### WRITTEN PROBLEM
Retype exactly the lines from the line containing "Write a Python" through the line containing "0.057, 0.97, 7.8]", both included, and nothing more; skip the pictures.

### TASK DATA
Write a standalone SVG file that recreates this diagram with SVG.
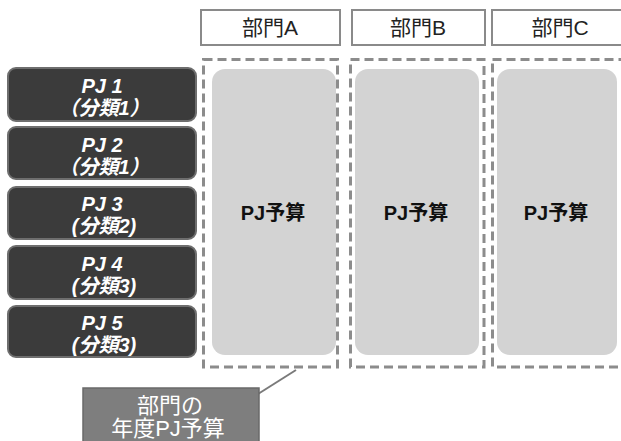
<svg xmlns="http://www.w3.org/2000/svg" width="621" height="441" viewBox="0 0 621 441">
<style>
.hdr rect{fill:#fff;stroke:#8a8a8a;stroke-width:2}
.hdr text{font-family:"Liberation Sans","Noto Sans CJK JP",sans-serif;font-size:21px;fill:#222;text-anchor:middle}
.dash{fill:none;stroke:#8c8c8c;stroke-width:3;stroke-dasharray:9 5}
.inner{fill:#d3d3d3}
.bud{font-family:"Liberation Sans","Noto Sans CJK JP",sans-serif;font-size:20px;font-weight:bold;fill:#111;text-anchor:middle}
.pj rect{fill:#3b3b3b;stroke:#6e6e6e;stroke-width:2}
.pj text{font-family:"Liberation Sans","Noto Sans CJK JP",sans-serif;font-size:20px;font-weight:bold;font-style:italic;fill:#fff;text-anchor:middle}
.call rect{fill:#7e7e7e;stroke:#6a6a6a;stroke-width:1.5}
.call text{font-family:"Liberation Sans","Noto Sans CJK JP",sans-serif;font-size:22px;fill:#fff;text-anchor:middle}
</style>
<rect width="621" height="441" fill="#fff"/>

<g id="hdrA" class="hdr"><rect x="201" y="10" width="139" height="35"/><text x="270" y="35">部門A</text></g>
<g id="hdrB" class="hdr"><rect x="352" y="10" width="133" height="35"/><text x="418" y="35">部門B</text></g>
<g id="hdrC" class="hdr"><rect x="492" y="10" width="140" height="35"/><text x="560" y="35">部門C</text></g>

<g id="deptA">
<rect class="dash" x="203.5" y="59.5" width="134" height="307.5"/>
<rect class="inner" x="212" y="69" width="124" height="286" rx="13"/>
<text class="bud" x="273" y="220">PJ予算</text>
</g>
<g id="deptB">
<rect class="dash" x="350.5" y="59.5" width="133.5" height="307.5"/>
<rect class="inner" x="355" y="69" width="124" height="286" rx="13"/>
<text class="bud" x="416" y="220">PJ予算</text>
</g>
<g id="deptC">
<rect class="dash" x="492.5" y="59.5" width="140" height="307.5"/>
<rect class="inner" x="497" y="69" width="120" height="286" rx="13"/>
<text class="bud" x="556" y="220">PJ予算</text>
</g>

<g id="pj1" class="pj"><rect x="8" y="68" width="188" height="53" rx="8"/><text x="102" y="93">PJ 1</text><text x="104" y="115">（分類1）</text></g>
<g id="pj2" class="pj"><rect x="8" y="127" width="188" height="52" rx="8"/><text x="102" y="152">PJ 2</text><text x="104" y="174">（分類1）</text></g>
<g id="pj3" class="pj"><rect x="8" y="187" width="188" height="52" rx="8"/><text x="102" y="211">PJ 3</text><text x="104" y="233">(分類2)</text></g>
<g id="pj4" class="pj"><rect x="8" y="246" width="188" height="53" rx="8"/><text x="102" y="271">PJ 4</text><text x="104" y="293">(分類3)</text></g>
<g id="pj5" class="pj"><rect x="8" y="306" width="188" height="51" rx="8"/><text x="102" y="330">PJ 5</text><text x="104" y="352">(分類3)</text></g>

<g id="connectors"><line x1="258" y1="394" x2="296" y2="370" stroke="#7a7a7a" stroke-width="2"/></g>

<g id="callout" class="call"><rect x="83" y="388" width="176" height="60"/><text x="170" y="413">部門の</text><text x="168" y="436">年度PJ予算</text></g>
</svg>
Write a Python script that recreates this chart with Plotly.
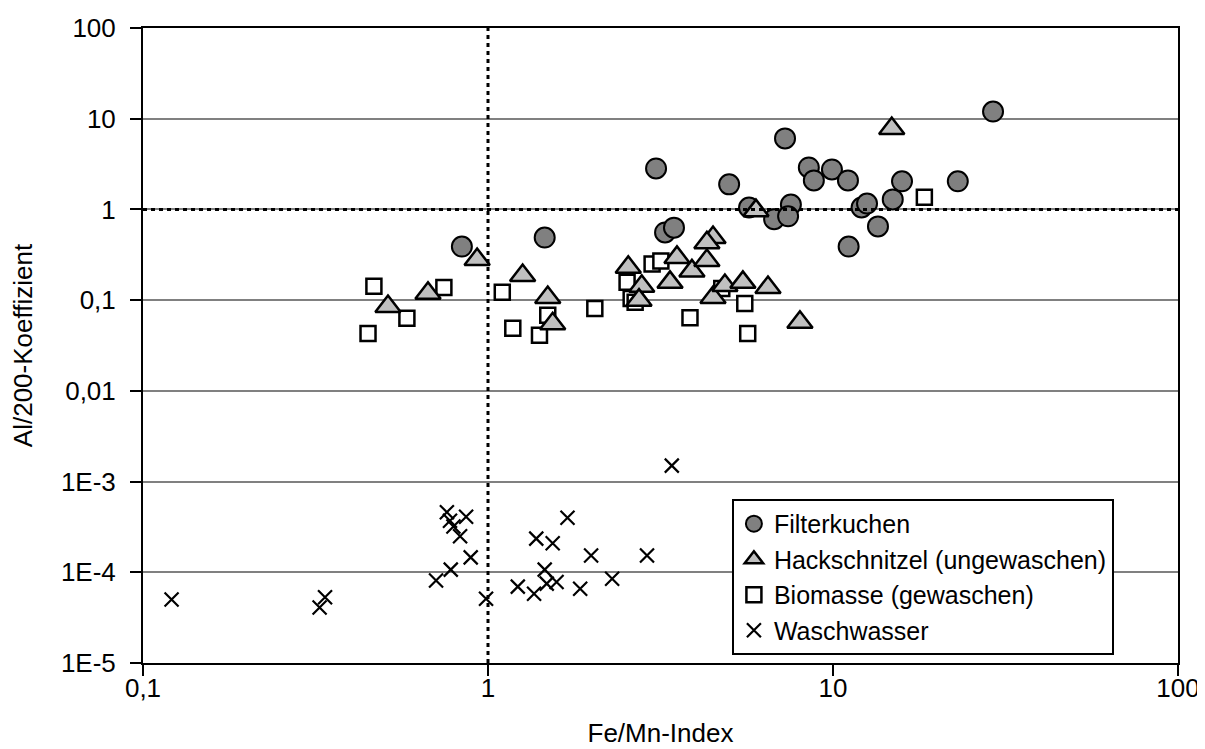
import plotly.graph_objects as go

# Filterkuchen
fk_x = [0.84, 1.46, 3.07, 3.26, 3.46, 5.0, 7.26, 8.51, 8.8, 9.93, 11.05, 5.71, 6.75, 7.55, 7.41, 12.1, 12.55, 13.5, 11.1, 14.9, 15.85, 23.0, 29.1]
fk_y = [0.39, 0.49, 2.83, 0.557, 0.63, 1.89, 6.07, 2.9, 2.09, 2.76, 2.09, 1.05, 0.78, 1.13, 0.84, 1.05, 1.16, 0.65, 0.39, 1.29, 2.04, 2.04, 12.0]

# Hackschnitzel (ungewaschen)
hs_x = [0.513, 0.67, 0.93, 1.26, 1.49, 1.54, 2.55, 2.79, 2.74, 3.37, 3.53, 3.9, 4.31, 4.49, 4.31, 4.49, 4.86, 5.48, 6.48, 8.02, 5.98, 14.8]
hs_y = [0.085, 0.119, 0.28, 0.187, 0.107, 0.055, 0.23, 0.142, 0.10, 0.157, 0.296, 0.21, 0.274, 0.49, 0.43, 0.107, 0.145, 0.157, 0.138, 0.057, 0.97, 7.8]

# Biomasse (gewaschen)
bm_x = [0.449, 0.467, 0.582, 0.745, 1.10, 1.18, 1.41, 1.49, 2.04, 2.53, 2.60, 2.67, 2.99, 3.17, 3.85, 4.76, 5.55, 5.66, 18.4]
bm_y = [0.043, 0.142, 0.063, 0.138, 0.122, 0.049, 0.041, 0.068, 0.081, 0.157, 0.104, 0.095, 0.25, 0.27, 0.064, 0.134, 0.092, 0.043, 1.36]

# Waschwasser
ww_x = [0.121, 0.325, 0.337, 0.707, 0.78, 0.76, 0.776, 0.794, 0.864, 0.83, 0.891, 0.987, 1.22, 1.36, 1.38, 1.46, 1.48, 1.58, 1.54, 1.70, 1.85, 1.99, 2.29, 2.89, 3.41]
ww_y = [5.0e-5, 4.1e-5, 5.3e-5, 8.1e-5, 1.07e-4, 4.6e-4, 3.7e-4, 3.2e-4, 4.1e-4, 2.5e-4, 1.46e-4, 5.1e-5, 6.95e-5, 5.8e-5, 2.35e-4, 1.07e-4, 7.5e-5, 7.8e-5, 2.09e-4, 4.0e-4, 6.6e-5, 1.53e-4, 8.5e-5, 1.53e-4, 1.5e-3]

x_tickvals = [0.1, 1, 10, 100]
x_ticktext = ["0,1", "1", "10", "100"]
y_tickvals = [1e-5, 1e-4, 1e-3, 0.01, 0.1, 1, 10, 100]
y_ticktext = ["1E-5", "1E-4", "1E-3", "0,01", "0,1", "1", "10", "100"]

FONT = "Liberation Sans, Arial, sans-serif"
FS = 26
LFS = 25

fig = go.Figure()

fig.add_trace(go.Scatter(
    x=bm_x, y=bm_y, mode="markers", name="Biomasse (gewaschen)", legendrank=3,
    marker=dict(symbol="square", size=15, color="white", line=dict(color="black", width=2.5)),
))
fig.add_trace(go.Scatter(
    x=fk_x, y=fk_y, mode="markers", name="Filterkuchen", legendrank=1,
    marker=dict(symbol="circle", size=20, color="#808080", line=dict(color="black", width=2)),
))
fig.add_trace(go.Scatter(
    x=hs_x, y=hs_y, mode="markers", name="Hackschnitzel (ungewaschen)", legendrank=2,
    marker=dict(symbol="triangle-up", size=22, color="#C0C0C0", line=dict(color="black", width=2.5)),
))
fig.add_trace(go.Scatter(
    x=ww_x, y=ww_y, mode="markers", name="Waschwasser", legendrank=4,
    marker=dict(symbol="x-thin-open", size=14, color="black", line=dict(color="black", width=2.2)),
))

# reference lines
fig.add_shape(type="line", xref="x", yref="y", x0=1, x1=1, y0=1e-5, y1=100,
              line=dict(color="black", width=3, dash="4px,4px"))
fig.add_shape(type="line", xref="x", yref="y", x0=0.1, x1=100, y0=1, y1=1,
              line=dict(color="black", width=3, dash="4px,4px"))

# page has an 8px body margin, so the figure is 8px smaller and margins shifted
fig.update_layout(
    width=1197, height=741,
    margin=dict(l=135, r=27, t=20, b=86, autoexpand=False),
    paper_bgcolor="white", plot_bgcolor="white",
    font=dict(family=FONT, size=FS, color="black"),
    showlegend=True,
    legend=dict(
        x=0.569, y=0.2583, xanchor="left", yanchor="top",
        bgcolor="white", bordercolor="black", borderwidth=2,
        font=dict(family=FONT, size=LFS, color="black"),
        traceorder="normal",
    ),
    xaxis=dict(
        type="log", range=[-1, 2], automargin=False,
        tickvals=x_tickvals, ticktext=x_ticktext,
        ticks="outside", ticklen=11, tickwidth=2, tickcolor="black",
        tickfont=dict(size=FS), ticklabelstandoff=-10,
        showgrid=False, zeroline=False,
        showline=True, linecolor="black", linewidth=2, mirror=True,
        title=dict(text="Fe/Mn-Index", standoff=22, font=dict(size=FS)),
    ),
    yaxis=dict(
        type="log", range=[-5, 2], automargin=False,
        tickvals=y_tickvals, ticktext=y_ticktext,
        ticks="outside", ticklen=11, tickwidth=2, tickcolor="black",
        tickfont=dict(size=FS), ticklabelstandoff=9,
        showgrid=True, gridcolor="#808080", gridwidth=1.5,
        zeroline=False,
        showline=True, linecolor="black", linewidth=2, mirror=True,
        title=dict(text="Al/200-Koeffizient", standoff=22, font=dict(size=FS)),
    ),
)

fig.write_html("out.html")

### ANSWER IN FULL
Write a Python script that recreates this chart with Plotly.
import plotly.graph_objects as go

# Filterkuchen
fk_x = [0.84, 1.46, 3.07, 3.26, 3.46, 5.0, 7.26, 8.51, 8.8, 9.93, 11.05, 5.71, 6.75, 7.55, 7.41, 12.1, 12.55, 13.5, 11.1, 14.9, 15.85, 23.0, 29.1]
fk_y = [0.39, 0.49, 2.83, 0.557, 0.63, 1.89, 6.07, 2.9, 2.09, 2.76, 2.09, 1.05, 0.78, 1.13, 0.84, 1.05, 1.16, 0.65, 0.39, 1.29, 2.04, 2.04, 12.0]

# Hackschnitzel (ungewaschen)
hs_x = [0.513, 0.67, 0.93, 1.26, 1.49, 1.54, 2.55, 2.79, 2.74, 3.37, 3.53, 3.9, 4.31, 4.49, 4.31, 4.49, 4.86, 5.48, 6.48, 8.02, 5.98, 14.8]
hs_y = [0.085, 0.119, 0.28, 0.187, 0.107, 0.055, 0.23, 0.142, 0.10, 0.157, 0.296, 0.21, 0.274, 0.49, 0.43, 0.107, 0.145, 0.157, 0.138, 0.057, 0.97, 7.8]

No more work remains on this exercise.